◆ Given request ◆
Take the lines from the top down to and including the one with "const yTickVals = [0,1,2,3,4,5,6,7];" and repeat them exactly. Omit images.
# Provided data start
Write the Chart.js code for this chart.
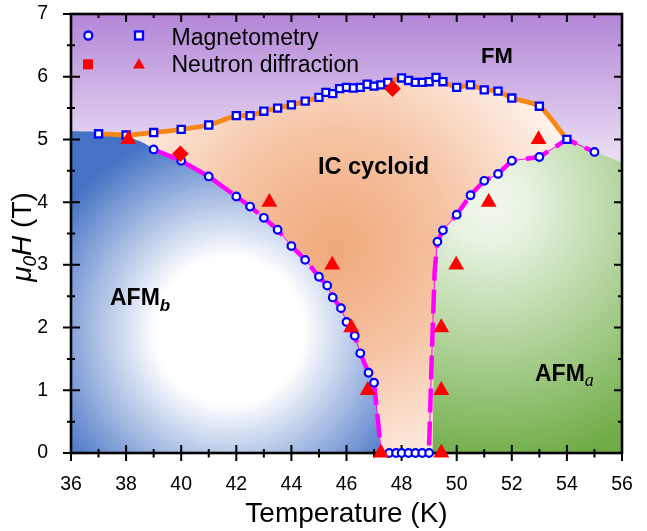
<!DOCTYPE html>
<html><head><meta charset="utf-8">
<script src="https://cdn.jsdelivr.net/npm/chart.js@4.4.1/dist/chart.umd.min.js"></script>
<style>
html,body{margin:0;padding:0;background:#fff;}
#wrap{position:relative;width:647px;height:531px;font-family:'Liberation Sans',Arial,sans-serif;overflow:hidden;}
#c{position:absolute;left:0;top:0;}
.t{position:absolute;white-space:nowrap;line-height:1;color:#000;}
.b{font-weight:bold;}
#ov{position:absolute;left:0;top:0;}
</style></head><body>
<div id="wrap">
<canvas id="c" width="647" height="531" style="width:647px;height:531px"></canvas>
<svg id="ov" width="647" height="531">
  <circle cx="88.3" cy="35.5" r="4" fill="#fff" stroke="#0000ff" stroke-width="2.3"/>
  <rect x="135" y="31.5" width="8" height="8" fill="#fff" stroke="#0000ff" stroke-width="2.3"/>
  <rect x="83" y="59.3" width="10" height="10" fill="#ff0000"/>
  <polygon points="133,68.5 145,68.5 139,58.3" fill="#ff0000"/>
</svg>
<div class="t" style="left:171.5px;top:25.5px;font-size:23px;">Magnetometry</div>
<div class="t" style="left:171.5px;top:52.5px;font-size:23px;">Neutron diffraction</div>
<div class="t b" style="left:481px;top:44.9px;font-size:22px;">FM</div>
<div class="t b" style="left:318px;top:155.2px;font-size:23.5px;">IC cycloid</div>
<div class="t b" style="left:110px;top:285.5px;font-size:23px;">AFM<span style="font-size:17px;font-style:italic;position:relative;top:6px;">b</span></div>
<div class="t b" style="left:535px;top:362.2px;font-size:23px;">AFM<span style="font-family:'Liberation Serif',serif;font-weight:normal;font-size:18px;font-style:italic;position:relative;top:5px;">a</span></div>
<div class="t" style="left:23px;top:237px;font-size:28px;transform:translate(-50%,-50%) rotate(-90deg);"><i>μ<sub style="font-size:19px;vertical-align:-5px;">0</sub>H</i> (T)</div>
</div>
<script>
// ---------- data ----------
const xTickVals = [36,38,40,42,44,46,48,50,52,54,56];
const yTickVals = [0,1,2,3,4,5,6,7];

// Magnetometry: squares (upper FM boundary)
const sqT = [37,38,39,40,41,42,42.5,43,43.5,44,44.5,45,45.25,45.5,45.75,46,46.25,46.5,46.75,47,47.25,47.5,48,48.25,48.5,48.75,49,49.25,49.5,50,50.5,51,51.5,52,53,54];
const sqH = [5.09,5.07,5.11,5.16,5.23,5.38,5.38,5.45,5.50,5.55,5.61,5.67,5.75,5.73,5.81,5.83,5.82,5.83,5.88,5.85,5.87,5.91,5.98,5.94,5.91,5.91,5.92,5.99,5.92,5.83,5.87,5.79,5.77,5.66,5.53,5.00];

// Magnetometry: circles
const circT = [39,40,41,42,42.5,43,43.5,44,44.5,45,45.3,45.5,45.8,46,46.3,46.5,46.8,47,47.55,47.8,48,48.25,48.5,48.75,49,49.3,49.5,50,50.5,51,51.5,52,53,55];
const circH = [4.84,4.66,4.41,4.09,3.93,3.75,3.56,3.30,3.08,2.81,2.67,2.48,2.31,2.09,1.87,1.59,1.28,1.12,0,0,0,0,0,0,0,3.37,3.55,3.80,4.11,4.34,4.45,4.66,4.72,4.80];

// Neutron diffraction: triangles and diamonds
const triT = [38.08,43.2,45.48,46.17,46.77,47.25,49.44,49.44,49.44,49.98,51.16,52.97];
const triH = [5,4,3,2,1,0,0,1,2,3,4,5];
const diaT = [39.97,47.67];
const diaH = [4.77,5.81];

// Phase boundaries (dashed magenta guides)
const magLT = [39,40,41,42,42.5,43,43.5,44,44.5,45,45.3,45.5,45.8,46,46.3,46.5,46.8,47,47.25];
const magLH = [4.84,4.66,4.41,4.09,3.93,3.75,3.56,3.30,3.08,2.81,2.67,2.48,2.31,2.09,1.87,1.59,1.28,1.12,0.06];
const magRT = [49.0,49.1,49.2,49.3,49.5,50,50.5,51,51.5,52,53,54,55];
const magRH = [0.12,1.6,2.9,3.37,3.55,3.80,4.11,4.34,4.45,4.66,4.72,5.00,4.80];

// Phase regions
const fmT = [36,56];
const fmH = [7,7];
const afmbT = [36,37,38,38.5,39,40,41,42,42.5,43,43.5,44,44.5,45,45.3,45.5,45.8,46,46.3,46.5,46.8,47,47.25];
const afmbH = [5.13,5.12,5.05,4.97,4.86,4.67,4.42,4.10,3.94,3.76,3.57,3.31,3.09,2.82,2.68,2.49,2.32,2.10,1.88,1.60,1.29,1.12,0];
const afmaT = [49.12,49.2,49.25,49.3,49.5,50,50.5,51,51.5,52,53,54,55,56];
const afmaH = [0,2.0,3.0,3.37,3.55,3.80,4.11,4.34,4.45,4.66,4.72,5.00,4.81,4.63];

const pts = (T,H) => T.map((t,i)=>({x:t,y:H[i]}));

// ---------- gradients ----------
function radial(ctx, cx, cy, r, stops, fallback){
  const ch = ctx.chart; const sx = ch.scales.x, sy = ch.scales.y;
  if (!ch.chartArea || !sx || !sy) return fallback;
  const px = sx.getPixelForValue(cx), py = sy.getPixelForValue(cy);
  const g = ch.ctx.createRadialGradient(px,py,0,px,py,r);
  stops.forEach(s=>g.addColorStop(s[0],s[1]));
  return g;
}
function fmGrad(ctx){
  const ch = ctx.chart; const sy = ch.scales.y;
  if (!ch.chartArea || !sy) return '#d8c4ec';
  const g = ch.ctx.createLinearGradient(0, sy.getPixelForValue(7), 0, sy.getPixelForValue(4.0));
  g.addColorStop(0,'rgb(178,133,214)');
  g.addColorStop(1,'rgb(252,250,254)');
  return g;
}
const icGrad = ctx => radial(ctx, 45.6, 3.3, 255, [[0,'rgb(240,168,122)'],[0.45,'rgb(246,196,164)'],[1,'rgb(254,245,239)']], '#f6c6a4');
const afmbGrad = ctx => radial(ctx, 41.75, 1.95, 205, [[0,'#ffffff'],[0.36,'#ffffff'],[1,'rgb(68,114,196)']], '#8aa8dc');
const afmaGrad = ctx => radial(ctx, 51.21, 3.96, 260, [[0,'rgb(240,247,236)'],[0.15,'rgb(232,243,226)'],[1,'rgb(112,173,71)']], '#a8cf90');

// ---------- frame & ticks ----------
const framePlugin = {
  id:'frame',
  beforeDatasetsDraw(chart){
    const {ctx, chartArea:a, scales:{x,y}} = chart;
    ctx.save();
    ctx.strokeStyle = '#000';
    ctx.lineWidth = 2;
    ctx.beginPath();
    for (let v = 36; v <= 56; v++){
      const p = x.getPixelForValue(v); const maj = v % 2 === 0;
      ctx.moveTo(p, a.bottom - (maj?8:4)); ctx.lineTo(p, a.bottom + (maj?8:4.5));
      ctx.moveTo(p, a.top); ctx.lineTo(p, a.top + (maj?8:4));
    }
    for (let v = 0; v <= 7; v += 0.5){
      const p = y.getPixelForValue(v); const maj = Number.isInteger(v);
      ctx.moveTo(a.left - (maj?8:4), p); ctx.lineTo(a.left + (maj?9:4), p);
      ctx.moveTo(a.right, p); ctx.lineTo(a.right - (maj?8:4), p);
    }
    ctx.stroke();
    ctx.lineWidth = 2.6;
    ctx.strokeRect(a.left, a.top, a.right - a.left, a.bottom - a.top);
    ctx.restore();
  }
};

const fillDs = (label, T, H, bg, order) => ({label, data: pts(T,H), fill:'origin', backgroundColor: bg, borderWidth:0, pointRadius:0, order, tension:0.15});

new Chart(document.getElementById('c'), {
  type:'line',
  data:{ datasets:[
    {label:'Neutron diffraction (diamond)', data:pts(diaT,diaH), showLine:false, pointStyle:'rectRot', pointRadius:8.3, backgroundColor:'#ff0000', borderColor:'#ff0000', borderWidth:0, order:1, clip:false},
    {label:'Neutron diffraction', data:pts(triT,triH), showLine:false, pointStyle:'triangle', pointRadius:9.2, backgroundColor:'#ff0000', borderColor:'#ff0000', borderWidth:0, order:2, clip:false},
    {label:'Magnetometry (square)', data:pts(sqT,sqH), showLine:false, pointStyle:'rect', pointRadius:5, backgroundColor:'#ffffff', borderColor:'#0000ff', borderWidth:2.3, order:3, clip:false},
    {label:'Magnetometry (circle)', data:pts(circT,circH), showLine:false, pointStyle:'circle', pointRadius:3.8, backgroundColor:'#ffffff', borderColor:'#0000ff', borderWidth:2.2, order:3, clip:false},
    {label:'boundary L', data:pts(magLT,magLH), borderColor:'#ff00ff', borderWidth:4.5, borderDash:[24,9], pointRadius:0, fill:false, order:4},
    {label:'boundary L thin', data:pts(magLT,magLH), borderColor:'#ff00ff', borderWidth:1, pointRadius:0, fill:false, order:5},
    {label:'boundary R', data:pts(magRT,magRH), borderColor:'#ff00ff', borderWidth:4.5, borderDash:[24,9], pointRadius:0, fill:false, order:4},
    {label:'boundary R thin', data:pts(magRT,magRH), borderColor:'#ff00ff', borderWidth:1, pointRadius:0, fill:false, order:5},
    {label:'FM boundary', data:pts(sqT,sqH), borderColor:'rgb(250,135,20)', borderWidth:4.8, pointRadius:0, fill:false, tension:0.25, order:6},
    fillDs('AFMb', afmbT, afmbH, afmbGrad, 8),
    fillDs('AFMa', afmaT, afmaH, afmaGrad, 8),
    fillDs('IC cycloid', sqT, sqH, icGrad, 9),
    fillDs('FM', fmT, fmH, fmGrad, 10)
  ]},
  options:{
    responsive:false, animation:false, devicePixelRatio:1,
    layout:{padding:{left:0,right:25,top:14,bottom:0}},
    plugins:{ legend:{display:false}, tooltip:{enabled:false}, filler:{drawTime:'beforeDatasetsDraw'} },
    scales:{
      x:{ type:'linear', min:36, max:56,
          afterBuildTicks: s => { s.ticks = xTickVals.map(v=>({value:v})); },
          afterFit: s => { s.height = 78; s.paddingLeft = 0; s.paddingRight = 0; },
          grid:{display:false}, border:{display:false},
          ticks:{ color:'#000', padding:12, font:{family:"'Liberation Sans', Arial, sans-serif", size:19.5} },
          title:{ display:true, text:'Temperature (K)', color:'#000', padding:{top:0,bottom:0}, font:{family:"'Liberation Sans', Arial, sans-serif", size:28} } },
      y:{ type:'linear', min:0, max:7,
          afterBuildTicks: s => { s.ticks = yTickVals.map(v=>({value:v})); },
          afterFit: s => { s.width = 71; s.paddingTop = 0; s.paddingBottom = 0; },
          grid:{display:false}, border:{display:false},
          ticks:{ color:'#000', padding:15, font:{family:"'Liberation Sans', Arial, sans-serif", size:19.5} } }
    }
  },
  plugins:[framePlugin]
});
</script>
</body></html>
# Provided data end
◆ Correct response ◆
Write the Chart.js code for this chart.
<!DOCTYPE html>
<html><head><meta charset="utf-8">
<script src="https://cdn.jsdelivr.net/npm/chart.js@4.4.1/dist/chart.umd.min.js"></script>
<style>
html,body{margin:0;padding:0;background:#fff;}
#wrap{position:relative;width:647px;height:531px;font-family:'Liberation Sans',Arial,sans-serif;overflow:hidden;}
#c{position:absolute;left:0;top:0;}
.t{position:absolute;white-space:nowrap;line-height:1;color:#000;}
.b{font-weight:bold;}
#ov{position:absolute;left:0;top:0;}
</style></head><body>
<div id="wrap">
<canvas id="c" width="647" height="531" style="width:647px;height:531px"></canvas>
<svg id="ov" width="647" height="531">
  <circle cx="88.3" cy="35.5" r="4" fill="#fff" stroke="#0000ff" stroke-width="2.3"/>
  <rect x="135" y="31.5" width="8" height="8" fill="#fff" stroke="#0000ff" stroke-width="2.3"/>
  <rect x="83" y="59.3" width="10" height="10" fill="#ff0000"/>
  <polygon points="133,68.5 145,68.5 139,58.3" fill="#ff0000"/>
</svg>
<div class="t" style="left:171.5px;top:25.5px;font-size:23px;">Magnetometry</div>
<div class="t" style="left:171.5px;top:52.5px;font-size:23px;">Neutron diffraction</div>
<div class="t b" style="left:481px;top:44.9px;font-size:22px;">FM</div>
<div class="t b" style="left:318px;top:155.2px;font-size:23.5px;">IC cycloid</div>
<div class="t b" style="left:110px;top:285.5px;font-size:23px;">AFM<span style="font-size:17px;font-style:italic;position:relative;top:6px;">b</span></div>
<div class="t b" style="left:535px;top:362.2px;font-size:23px;">AFM<span style="font-family:'Liberation Serif',serif;font-weight:normal;font-size:18px;font-style:italic;position:relative;top:5px;">a</span></div>
<div class="t" style="left:23px;top:237px;font-size:28px;transform:translate(-50%,-50%) rotate(-90deg);"><i>μ<sub style="font-size:19px;vertical-align:-5px;">0</sub>H</i> (T)</div>
</div>
<script>
// ---------- data ----------
const xTickVals = [36,38,40,42,44,46,48,50,52,54,56];
const yTickVals = [0,1,2,3,4,5,6,7];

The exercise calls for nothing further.